The economic area is key to the recovery from Trump’s horrors.
Mr Biden’s initial and overwhelming economic priority will be the terrible current recession and the extreme deprivation that millions have been plunged into.
He has said he was in charge of the 2009 Obama recovery package, which has been roundly criticized by Paul Krugman and Prof Stephanie Kelton as having been overly concerned by the federal deficit and ended up with a much smaller stimulus package than American homeowners and families needed.
Indeed, that package also allowed hundreds of thousands of people to lose their homes while billions were dispensed to banks and other businesses.
Despite President Trump’s conservative Republican ideology, his stimulus pandemic package was much closer to the mark and set aside hundreds of billions for individuals in need.
But even as Mr Biden addresses the pandemic-linked distress, he must simultaneously address the deeper economic fissures that are creating the true divisions in society and enlarging the appeal of radicals we saw under President Trump.
It is very convenient to believe that President Trump is the fount of all our woes.
For example, the relentless media focus on President Trump alone in reporting on the coronavirus disaster obscured the across-the-board failure by other critical American institutions and states that should at least have sounded the alarm and taken action at their own level to protect against this scourge.
Mr Trump was democratically elected despite his multiple flaws being on full display.
Americans turned to him right after two Barack Obama terms, which were preceded by two George Bush and two Bill Clinton terms.
I do not expect anything from today’s Republicans, so it is Democratic administrations’ failures that are more dismaying given their party’s stated pro-people ideology.
One aspect of the pre-Trump trauma came from President Bill Clinton’s turning away from his Democratic base, and with Republican support but over Democratic opposition, passing the Nafta trade agreement.
That was designed to allow large corporations to make windfall profits by exporting hundreds of thousands of industrial jobs in America to lowly paid workers in Mexico and subsequently elsewhere, leaving devastated Mid-Western communities orphaned through de-industrialization.
In essence, the Democrats traded in their worker base for Wall Street and big business.

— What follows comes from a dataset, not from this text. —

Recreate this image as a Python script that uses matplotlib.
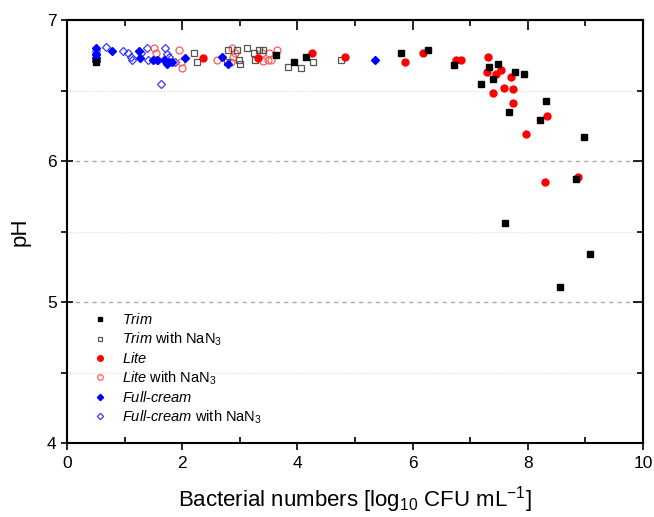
import numpy as np
import matplotlib
matplotlib.use('Agg')
import matplotlib.pyplot as plt
from matplotlib.ticker import MultipleLocator

plt.rcParams['font.family'] = ['Liberation Sans', 'DejaVu Sans']
plt.rcParams['mathtext.fontset'] = 'custom'
plt.rcParams['mathtext.rm'] = 'Liberation Sans'
plt.rcParams['mathtext.it'] = 'Liberation Sans:italic'

# Trim (filled black squares)
trim_x = [0.50, 3.63, 3.94, 4.15, 5.80, 6.27, 6.72, 7.19, 7.33, 7.40, 7.48,
          7.78, 7.93, 8.32, 7.67, 8.21, 8.98, 8.84, 7.60, 9.08, 8.56]
trim_y = [6.70, 6.75, 6.70, 6.74, 6.77, 6.79, 6.68, 6.55, 6.67, 6.58, 6.69,
          6.63, 6.62, 6.43, 6.35, 6.29, 6.17, 5.87, 5.56, 5.34, 5.11]

# Trim with NaN3 (open grey squares)
trim_na_x = [0.50, 2.20, 2.26, 2.80, 2.77, 2.95, 2.99, 3.00, 3.12, 3.25,
             3.33, 3.40, 3.26, 3.84, 4.06, 4.27, 4.76]
trim_na_y = [6.72, 6.77, 6.70, 6.79, 6.70, 6.79, 6.72, 6.69, 6.80, 6.77,
             6.79, 6.79, 6.72, 6.67, 6.66, 6.70, 6.72]

# Lite (filled red circles)
lite_x = [2.36, 3.32, 4.25, 4.83, 5.87, 6.18, 6.75, 6.84, 7.31, 7.29, 7.45,
          7.54, 7.71, 7.40, 7.59, 7.74, 7.74, 7.97, 8.33, 8.30, 8.87]
lite_y = [6.73, 6.73, 6.77, 6.74, 6.70, 6.77, 6.72, 6.72, 6.74, 6.63, 6.62,
          6.65, 6.60, 6.48, 6.52, 6.51, 6.41, 6.19, 6.32, 5.85, 5.89]

# Lite with NaN3 (open red circles)
lite_na_x = [1.51, 1.55, 1.94, 1.98, 2.00, 2.60, 2.86, 2.88, 2.85, 2.92,
             3.39, 3.40, 3.49, 3.54, 3.51, 3.65]
lite_na_y = [6.80, 6.77, 6.79, 6.70, 6.66, 6.72, 6.80, 6.74, 6.70, 6.77,
             6.77, 6.71, 6.72, 6.72, 6.77, 6.79]

# Full-cream (filled blue diamonds)
fc_x = [0.50, 0.50, 0.50, 0.50, 0.78, 1.25, 1.27, 1.49, 1.56, 1.68, 1.74,
        1.77, 1.83, 2.05, 2.69, 2.80, 5.35]
fc_y = [6.80, 6.76, 6.73, 6.71, 6.78, 6.78, 6.73, 6.72, 6.72, 6.72, 6.69,
        6.70, 6.70, 6.73, 6.74, 6.69, 6.72]

# Full-cream with NaN3 (open blue diamonds)
fc_na_x = [0.50, 0.50, 0.50, 0.68, 0.97, 1.06, 1.11, 1.13, 1.28, 1.39, 1.41,
           1.58, 1.70, 1.73, 1.77, 1.88, 1.63]
fc_na_y = [6.78, 6.75, 6.73, 6.81, 6.78, 6.77, 6.74, 6.72, 6.77, 6.80, 6.72,
           6.72, 6.80, 6.76, 6.74, 6.70, 6.55]

fig = plt.figure(figsize=(6.54, 5.17), dpi=100)
ax = fig.add_axes([0.1024, 0.143, 0.8808, 0.818])

ax.plot(fc_na_x, fc_na_y, 'D', ms=4, mfc='none', mec='#3a3aff', mew=0.9,
        label=r'$\mathit{Full\text{-}cream}$ with NaN$_3$')
ax.plot(lite_na_x, lite_na_y, 'o', ms=5, mfc='none', mec='#ff5a5a', mew=0.9,
        label=r'$\mathit{Lite}$ with NaN$_3$')
ax.plot(trim_na_x, trim_na_y, 's', ms=4.3, mfc='none', mec='#555555', mew=0.9,
        label=r'$\mathit{Trim}$ with NaN$_3$')
ax.plot(fc_x, fc_y, 'D', ms=4, color='#0000ff', mec='#0000ff',
        label=r'$\mathit{Full\text{-}cream}$')
ax.plot(lite_x, lite_y, 'o', ms=5, color='#ff0000', mec='#ff0000',
        label=r'$\mathit{Lite}$')
ax.plot(trim_x, trim_y, 's', ms=4.3, color='#000000',
        label=r'$\mathit{Trim}$')

ax.set_xlim(0, 10)
ax.set_ylim(4, 7)

# grid lines
for yv in [5, 6]:
    ax.axhline(yv, color='#aaaaaa', ls=(0, (3, 3)), lw=1, zorder=0)
for yv in [4.5, 5.5, 6.5]:
    ax.axhline(yv, color='#dddddd', ls=(0, (1, 1.5)), lw=0.8, zorder=0)

ax.xaxis.set_major_locator(MultipleLocator(2))
ax.xaxis.set_minor_locator(MultipleLocator(1))
ax.yaxis.set_major_locator(MultipleLocator(1))
ax.yaxis.set_minor_locator(MultipleLocator(0.5))
ax.tick_params(axis='x', which='major', direction='out', length=5, width=1.2,
               labelsize=12.5, pad=4)
ax.tick_params(axis='x', which='minor', direction='in', length=4, width=1.2)
ax.tick_params(axis='y', which='major', direction='inout', length=8, width=1.2,
               labelsize=12.5)
ax.tick_params(axis='y', which='minor', direction='out', length=4, width=1.2)

top = ax.secondary_xaxis('top')
top.xaxis.set_major_locator(MultipleLocator(2))
top.xaxis.set_minor_locator(MultipleLocator(1))
top.tick_params(which='major', direction='in', length=7, width=1.2, labeltop=False)
top.tick_params(which='minor', direction='in', length=4, width=1.2)
right = ax.secondary_yaxis('right')
right.yaxis.set_major_locator(MultipleLocator(1))
right.yaxis.set_minor_locator(MultipleLocator(0.5))
right.tick_params(which='major', direction='in', length=7, width=1.2, labelright=False)
right.tick_params(which='minor', direction='in', length=4, width=1.2)
for a in [ax, top, right]:
    for s in a.spines.values():
        s.set_linewidth(1.5)

ax.set_xlabel(r'Bacterial numbers [log$_{10}$ CFU mL$^{-1}$]', fontsize=16, labelpad=10)
ax.set_ylabel('pH', fontsize=16, labelpad=12)

handles, labels = ax.get_legend_handles_labels()
order = [5, 2, 4, 1, 3, 0]
leg = ax.legend([handles[i] for i in order], [labels[i] for i in order],
                loc='lower left', bbox_to_anchor=(0.02, 0.01), frameon=False,
                fontsize=10.5, markerscale=0.8, handlelength=1.2,
                handletextpad=0.9, labelspacing=0.22)

fig.savefig('out.png', dpi=100)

This must change, or we will have demagogues ruling not just America but the entire disaffected world.
God willing, Joe Biden will have his hands full from sometime next week.
There will be a fierce battle waged by the moderates to weed out the progressives, that was set to begin under Hillary Clinton when Bernie Sanders’ rise stunned her and the Democratic establishment.
Hopefully, Elizabeth Warren will get Treasury. But if not, Mr Biden should make sure that she is kept close, just as Bernie Sanders, Robert Reich and Alexandria Ocasio-Cortez should be, to name only four.
Mr Biden has repeatedly emphasized that there are no Red States or Blue States, only the United States.
The initial political successes of Donald Trump revealed that what we have are two Divided States, which are pulling farther and farther apart. That should be President’ Biden’s overarching goal, to arrest that split with concrete actions.